414 visitor = getattr(self, method)
--> 415 return visitor(node, **kwargs)
File ~/.virtualenvs/legend/lib/python3.11/site-packages/pandas/core/computation/expr.py:537, in BaseExprVisitor.visit_BinOp(self, node, **kwargs)
535 op, op_class, left, right = self._maybe_transform_eq_ne(node)
536 left, right = self._maybe_downcast_constants(left, right)
--> 537 return self._maybe_evaluate_binop(op, op_class, left, right)
File ~/.virtualenvs/legend/lib/python3.11/site-packages/pandas/core/computation/expr.py:507, in BaseExprVisitor._maybe_evaluate_binop(self, op, op_class, lhs, rhs, eval_in_python, maybe_eval_in_python)
504 res = op(lhs, rhs)
506 if res.has_invalid_return_type:
--> 507 raise TypeError(
508 f"unsupported operand type(s) for {res.op}: "
509 f"'{lhs.type}' and '{rhs.type}'"
510 )
512 if self.engine != "pytables" and (
513 res.op in CMP_OPS_SYMS
514 and getattr(lhs, "is_datetime", False)
(...)
517 # all date ops must be done in python bc numexpr doesn't work
518 # well with NaT
519 return self._maybe_eval(res, self.binary_ops)

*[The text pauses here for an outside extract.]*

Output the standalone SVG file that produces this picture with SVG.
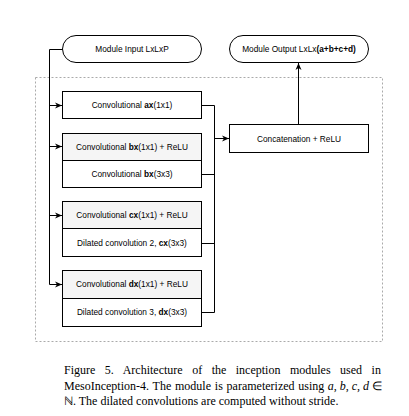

TypeError: unsupported operand type(s) for *: 'awkward' and '<class 'int'>'
Just for the context: I'm writing some code to evaluate algebraic expressions from a config file on tables made by jagged and rectangular columns. I was hoping to be able to write almost no code by using pandas.eval()
...
I've just ran a quick test and it seems to me that
pandas.DataFrame.eval()
is not supported. Is that correct? Is there a way to evaluate string expressions on dataframes containing Awkward arrays?